Islam will destroy Europe, and an anarchic dysfunctional basketcase called Eurabia will arise from the ashes. We are watching a turning point in world history equal to WWII, WWI, America's Independence, Gates of Vienna. Pretty amazing and pretty alarming too.

erico said...

Where there is fear of the future there is shame and envy of those not limited by such burdens.

Reminds me of the t-shirt that lists the imagined mottos of each religion. Puritanism: the sinking feeling that someone, somewhere, is having a good time.

And so, enraged by what they cannot know and are not permitted to understand, they stoop to pick up the rock.

Rene Girard suggests that stone temples and monuments, i.e. piles of rocks, are in fact the sites of mob murder, sacred violence. After a social crisis comes the scapegoat victim, and frequently his or her stoning to death, followed by a return to order and calm, attributed to the divinity.

The theme of 'picking up stones' runs visually through Mel Gibson's Passion, Christ being the scapegoat, and resolving with the closeup of the hand dropping the stones, and in the large scale with the earthquake that shatters the temple down the middle.

Anonymous said...

Egypt has an acknowledged literacy rate of about 50%. The actual literacy rate is much lower, possibly as low as 25%. People just know what their betters tell them.

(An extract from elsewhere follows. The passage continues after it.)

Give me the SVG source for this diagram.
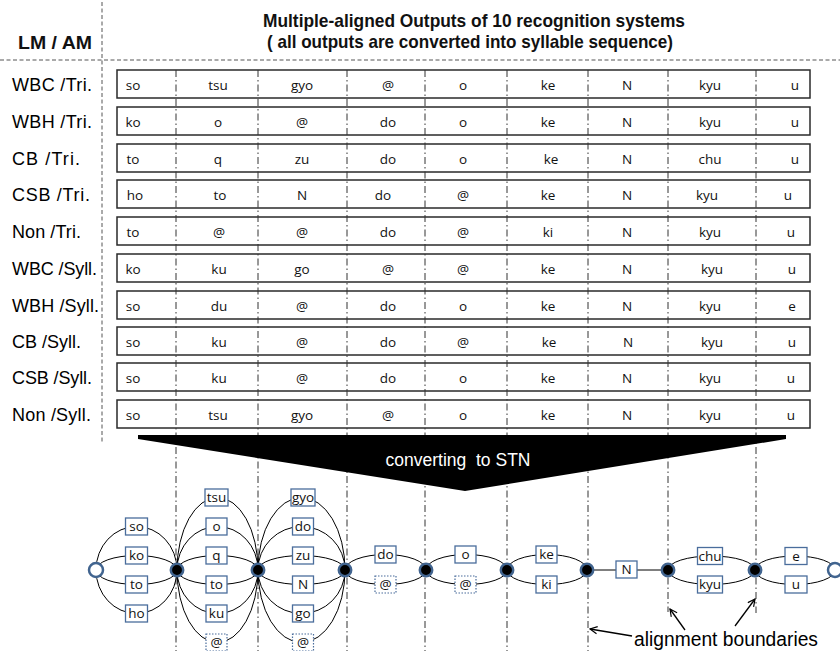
<svg xmlns="http://www.w3.org/2000/svg" width="840" height="651" viewBox="0 0 840 651">
<defs>
<style>
.guide{stroke:#555;stroke-width:1;fill:none;stroke-dasharray:4 2.5}
.div{stroke:#333;stroke-width:1;fill:none;stroke-dasharray:7 3 1.5 3}
.row{fill:#fff;stroke:#2a2a2a;stroke-width:1.5}
.lbl{font-family:"Liberation Sans",Arial,sans-serif;font-size:18px;fill:#000}
.cell{font-family:"Open Sans","Liberation Sans",sans-serif;font-size:13.5px;fill:#111;text-anchor:middle}
.hdr{font-family:"Liberation Sans",Arial,sans-serif;font-weight:bold;font-size:18.5px;fill:#111}
.arc{fill:none;stroke:#000;stroke-width:1}
.box{fill:#fff;stroke:#4a6d9c;stroke-width:1.3}
.dbox{fill:#fff;stroke:#4a6d9c;stroke-width:1.2;stroke-dasharray:1.5 1.5}
.btxt{font-family:"Open Sans","Liberation Sans",sans-serif;font-size:13.5px;fill:#111;text-anchor:middle}
.node{fill:#000;stroke:#41648f;stroke-width:2.5}
.term{fill:#fff;stroke:#41648f;stroke-width:2.5}
.arrow{stroke:#000;stroke-width:1.3;fill:none;marker-end:url(#vhead)}
</style>
<marker id="vhead" viewBox="0 0 10 10" refX="9" refY="5" markerWidth="9" markerHeight="9" orient="auto" markerUnits="userSpaceOnUse">
<path d="M1,1 L9,5 L1,9" fill="none" stroke="#000" stroke-width="1.3"/>
</marker>
</defs>
<rect x="0" y="0" width="840" height="651" fill="#fff"/>

<g id="header">
<line class="guide" x1="0" y1="60" x2="840" y2="60"/>
<line class="guide" x1="102" y1="2" x2="102" y2="443"/>
<text class="hdr" x="18" y="49" textLength="74" lengthAdjust="spacingAndGlyphs">LM / AM</text>
<text class="hdr" x="263" y="27" textLength="422" lengthAdjust="spacingAndGlyphs">Multiple-aligned Outputs of 10 recognition systems</text>
<text class="hdr" x="267" y="48" textLength="406" lengthAdjust="spacingAndGlyphs">( all outputs are converted into syllable sequence)</text>
</g>

<g id="rows">
<g id="row1"><rect class="row" x="117" y="70" width="693" height="28"/><text class="lbl" x="12" y="91" textLength="80" lengthAdjust="spacing">WBC /Tri.</text>
<text class="cell" x="133" y="90">so</text><text class="cell" x="218" y="90">tsu</text><text class="cell" x="302" y="90">gyo</text><text class="cell" x="388" y="90">@</text><text class="cell" x="463" y="90">o</text><text class="cell" x="548" y="90">ke</text><text class="cell" x="627" y="90">N</text><text class="cell" x="710" y="90">kyu</text><text class="cell" x="795" y="90">u</text></g>
<g id="row2"><rect class="row" x="117" y="107" width="693" height="28"/><text class="lbl" x="12" y="128" textLength="80" lengthAdjust="spacing">WBH /Tri.</text>
<text class="cell" x="133" y="127">ko</text><text class="cell" x="218" y="127">o</text><text class="cell" x="302" y="127">@</text><text class="cell" x="388" y="127">do</text><text class="cell" x="463" y="127">o</text><text class="cell" x="548" y="127">ke</text><text class="cell" x="627" y="127">N</text><text class="cell" x="710" y="127">kyu</text><text class="cell" x="795" y="127">u</text></g>
<g id="row3"><rect class="row" x="117" y="144" width="693" height="28"/><text class="lbl" x="12" y="165" textLength="68" lengthAdjust="spacing">CB /Tri.</text>
<text class="cell" x="133" y="164">to</text><text class="cell" x="218" y="164">q</text><text class="cell" x="302" y="164">zu</text><text class="cell" x="388" y="164">do</text><text class="cell" x="463" y="164">o</text><text class="cell" x="551" y="164">ke</text><text class="cell" x="627" y="164">N</text><text class="cell" x="710" y="164">chu</text><text class="cell" x="795" y="164">u</text></g>
<g id="row4"><rect class="row" x="117" y="180" width="693" height="28"/><text class="lbl" x="12" y="201" textLength="78" lengthAdjust="spacing">CSB /Tri.</text>
<text class="cell" x="135" y="200">ho</text><text class="cell" x="220" y="200">to</text><text class="cell" x="302" y="200">N</text><text class="cell" x="383" y="200">do</text><text class="cell" x="463" y="200">@</text><text class="cell" x="548" y="200">ke</text><text class="cell" x="627" y="200">N</text><text class="cell" x="707" y="200">kyu</text><text class="cell" x="788" y="200">u</text></g>
<g id="row5"><rect class="row" x="117" y="217" width="693" height="28"/><text class="lbl" x="12" y="238" textLength="69" lengthAdjust="spacing">Non /Tri.</text>
<text class="cell" x="133" y="237">to</text><text class="cell" x="219" y="237">@</text><text class="cell" x="302" y="237">@</text><text class="cell" x="388" y="237">do</text><text class="cell" x="463" y="237">@</text><text class="cell" x="548" y="237">ki</text><text class="cell" x="627" y="237">N</text><text class="cell" x="710" y="237">kyu</text><text class="cell" x="791" y="237">u</text></g>
<g id="row6"><rect class="row" x="117" y="254" width="693" height="28"/><text class="lbl" x="12" y="275" textLength="85" lengthAdjust="spacing">WBC /Syll.</text>
<text class="cell" x="133" y="274">ko</text><text class="cell" x="219" y="274">ku</text><text class="cell" x="302" y="274">go</text><text class="cell" x="388" y="274">@</text><text class="cell" x="463" y="274">@</text><text class="cell" x="548" y="274">ke</text><text class="cell" x="627" y="274">N</text><text class="cell" x="712" y="274">kyu</text><text class="cell" x="792" y="274">u</text></g>
<g id="row7"><rect class="row" x="117" y="291" width="693" height="28"/><text class="lbl" x="12" y="312" textLength="87" lengthAdjust="spacing">WBH /Syll.</text>
<text class="cell" x="133" y="311">so</text><text class="cell" x="219" y="311">du</text><text class="cell" x="302" y="311">@</text><text class="cell" x="388" y="311">do</text><text class="cell" x="463" y="311">o</text><text class="cell" x="548" y="311">ke</text><text class="cell" x="627" y="311">N</text><text class="cell" x="710" y="311">kyu</text><text class="cell" x="792" y="311">e</text></g>
<g id="row8"><rect class="row" x="117" y="327" width="693" height="28"/><text class="lbl" x="12" y="348" textLength="69" lengthAdjust="spacing">CB /Syll.</text>
<text class="cell" x="133" y="347">so</text><text class="cell" x="219" y="347">ku</text><text class="cell" x="302" y="347">@</text><text class="cell" x="388" y="347">do</text><text class="cell" x="463" y="347">@</text><text class="cell" x="549" y="347">ke</text><text class="cell" x="628" y="347">N</text><text class="cell" x="712" y="347">kyu</text><text class="cell" x="792" y="347">u</text></g>
<g id="row9"><rect class="row" x="117" y="363" width="693" height="28"/><text class="lbl" x="12" y="384" textLength="80" lengthAdjust="spacing">CSB /Syll.</text>
<text class="cell" x="133" y="383">so</text><text class="cell" x="219" y="383">ku</text><text class="cell" x="302" y="383">@</text><text class="cell" x="388" y="383">do</text><text class="cell" x="463" y="383">o</text><text class="cell" x="548" y="383">ke</text><text class="cell" x="627" y="383">N</text><text class="cell" x="710" y="383">kyu</text><text class="cell" x="791" y="383">u</text></g>
<g id="row10"><rect class="row" x="117" y="400" width="693" height="28"/><text class="lbl" x="12" y="421" textLength="79" lengthAdjust="spacing">Non /Syll.</text>
<text class="cell" x="133" y="420">so</text><text class="cell" x="218" y="420">tsu</text><text class="cell" x="302" y="420">gyo</text><text class="cell" x="388" y="420">@</text><text class="cell" x="463" y="420">o</text><text class="cell" x="548" y="420">ke</text><text class="cell" x="627" y="420">N</text><text class="cell" x="710" y="420">kyu</text><text class="cell" x="791" y="420">u</text></g>
</g>

<g id="boundaries">
<line class="div" x1="176" y1="70" x2="176" y2="651"/>
<line class="div" x1="258" y1="70" x2="258" y2="651"/>
<line class="div" x1="347" y1="70" x2="347" y2="651"/>
<line class="div" x1="425" y1="70" x2="425" y2="651"/>
<line class="div" x1="507" y1="70" x2="507" y2="651"/>
<line class="div" x1="588" y1="70" x2="588" y2="651"/>
<line class="div" x1="668" y1="70" x2="668" y2="612"/>
<line class="div" x1="756" y1="70" x2="756" y2="613"/>
</g>

<g id="funnel">
<polygon points="138,435 786,435 786,439 465,491 138,439" fill="#000"/>
<text x="458" y="466" font-family="'Liberation Sans',Arial,sans-serif" font-size="17.5" fill="#fff" text-anchor="middle" xml:space="preserve">converting  to STN</text>
</g>

<g id="connectors">
<path class="arc" d="M96,570 A40.5,43.5 0 0 1 177,570 M96,570 A40.5,14.5 0 0 1 177,570 M96,570 A40.5,14.5 0 0 0 177,570 M96,570 A40.5,43.5 0 0 0 177,570"/>
<path class="arc" d="M177,570 A40.5,72.5 0 0 1 258,570 M177,570 A40.5,43.5 0 0 1 258,570 M177,570 A40.5,14.5 0 0 1 258,570 M177,570 A40.5,14.5 0 0 0 258,570 M177,570 A40.5,43.5 0 0 0 258,570 M177,570 A40.5,72.5 0 0 0 258,570"/>
<path class="arc" d="M258,570 A43.5,72.5 0 0 1 345,570 M258,570 A43.5,43.5 0 0 1 345,570 M258,570 A43.5,14.5 0 0 1 345,570 M258,570 A43.5,14.5 0 0 0 345,570 M258,570 A43.5,43.5 0 0 0 345,570 M258,570 A43.5,72.5 0 0 0 345,570"/>
<path class="arc" d="M345,570 A40.5,15.5 0 0 1 426,570 M345,570 A40.5,14.5 0 0 0 426,570"/>
<path class="arc" d="M426,570 A40.5,15.5 0 0 1 507,570 M426,570 A40.5,14.5 0 0 0 507,570"/>
<path class="arc" d="M507,570 A40,15.5 0 0 1 587,570 M507,570 A40,14.5 0 0 0 587,570"/>
<path class="arc" d="M587,570 L668,570"/>
<path class="arc" d="M668,570 A43.5,14 0 0 1 755,570 M668,570 A43.5,14.5 0 0 0 755,570"/>
<path class="arc" d="M755,570 A40,14 0 0 1 835,570 M755,570 A40,14.5 0 0 0 835,570"/>
</g>

<g id="labels">
<g id="s1"><rect class="box" x="125.5" y="518" width="22" height="17"/><text class="btxt" x="136.5" y="531">so</text>
<rect class="box" x="125.5" y="547" width="22" height="17"/><text class="btxt" x="136.5" y="560">ko</text>
<rect class="box" x="125.5" y="576" width="22" height="17"/><text class="btxt" x="136.5" y="589">to</text>
<rect class="box" x="125.5" y="605" width="22" height="17"/><text class="btxt" x="136.5" y="618">ho</text></g>
<g id="s2"><rect class="box" x="205" y="489" width="23" height="17"/><text class="btxt" x="216.5" y="502">tsu</text>
<rect class="box" x="206" y="518" width="21" height="17"/><text class="btxt" x="216.5" y="531">o</text>
<rect class="box" x="206" y="547" width="21" height="17"/><text class="btxt" x="216.5" y="560">q</text>
<rect class="box" x="206" y="576" width="21" height="17"/><text class="btxt" x="216.5" y="589">to</text>
<rect class="box" x="206" y="605" width="21" height="17"/><text class="btxt" x="216.5" y="618">ku</text>
<rect class="dbox" x="206" y="634" width="21" height="17"/><text class="btxt" x="216.5" y="647">@</text></g>
<g id="s3"><rect class="box" x="291" y="489" width="24" height="17"/><text class="btxt" x="303" y="502">gyo</text>
<rect class="box" x="292.5" y="518" width="21" height="17"/><text class="btxt" x="303" y="531">do</text>
<rect class="box" x="292.5" y="547" width="21" height="17"/><text class="btxt" x="303" y="560">zu</text>
<rect class="box" x="292.5" y="576" width="21" height="17"/><text class="btxt" x="303" y="589">N</text>
<rect class="box" x="292.5" y="605" width="21" height="17"/><text class="btxt" x="303" y="618">go</text>
<rect class="dbox" x="292.5" y="634" width="21" height="17"/><text class="btxt" x="303" y="647">@</text></g>
<g id="s4"><rect class="box" x="375" y="546" width="21" height="17"/><text class="btxt" x="385.5" y="559">do</text>
<rect class="dbox" x="375" y="576" width="21" height="17"/><text class="btxt" x="385.5" y="589">@</text></g>
<g id="s5"><rect class="box" x="455" y="546" width="21" height="17"/><text class="btxt" x="465.5" y="559">o</text>
<rect class="dbox" x="455" y="576" width="21" height="17"/><text class="btxt" x="465.5" y="589">@</text></g>
<g id="s6"><rect class="box" x="536" y="546" width="21" height="17"/><text class="btxt" x="546.5" y="559">ke</text>
<rect class="box" x="536" y="576" width="21" height="17"/><text class="btxt" x="546.5" y="589">ki</text></g>
<g id="s7"><rect class="box" x="616" y="561" width="21" height="17"/><text class="btxt" x="626.5" y="574">N</text></g>
<g id="s8"><rect class="box" x="697.5" y="547.5" width="25" height="17"/><text class="btxt" x="710" y="560.5">chu</text>
<rect class="box" x="697.5" y="576" width="25" height="17"/><text class="btxt" x="710" y="589">kyu</text></g>
<g id="s9"><rect class="box" x="785" y="547.5" width="22" height="17"/><text class="btxt" x="796" y="560.5">e</text>
<rect class="box" x="785" y="576" width="22" height="17"/><text class="btxt" x="796" y="589">u</text></g>
</g>

<g id="nodes">
<circle id="n0" class="term" cx="96" cy="570" r="7"/>
<circle id="n1" class="node" cx="177" cy="570" r="6.2"/>
<circle id="n2" class="node" cx="258" cy="570" r="6.2"/>
<circle id="n3" class="node" cx="345" cy="570" r="6.2"/>
<circle id="n4" class="node" cx="426" cy="570" r="6.2"/>
<circle id="n5" class="node" cx="507" cy="570" r="6.2"/>
<circle id="n6" class="node" cx="587" cy="570" r="6.2"/>
<circle id="n7" class="node" cx="668" cy="570" r="6.2"/>
<circle id="n8" class="node" cx="755" cy="570" r="6.2"/>
<circle id="n9" class="term" cx="835" cy="570" r="7"/>
</g>

<g id="annotation">
<line class="arrow" x1="632" y1="636" x2="590" y2="629"/>
<line class="arrow" x1="685" y1="630" x2="670" y2="609"/>
<line class="arrow" x1="735" y1="626" x2="755" y2="599"/>
<text x="634" y="646" font-family="'Liberation Sans',Arial,sans-serif" font-size="19.5" fill="#000" textLength="184" lengthAdjust="spacingAndGlyphs">alignment boundaries</text>
</g>
</svg>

I've posted about the problems of literacy in the Arab world several times over at my place. One of those problems is that local elites are a lot more elite than they are in the Western world. Those elites need to be held accountable.

Dymphna said...

Well,Dave, the "elites" are pretty depressing. Look at this post from Big Pharoh, who is left speechless at his educated, elite friend who can't wait for Shar'ia law:

Reforming Islam

newc said...

It was supposed that there would be respect for "People of the Book". That seems to not be the case.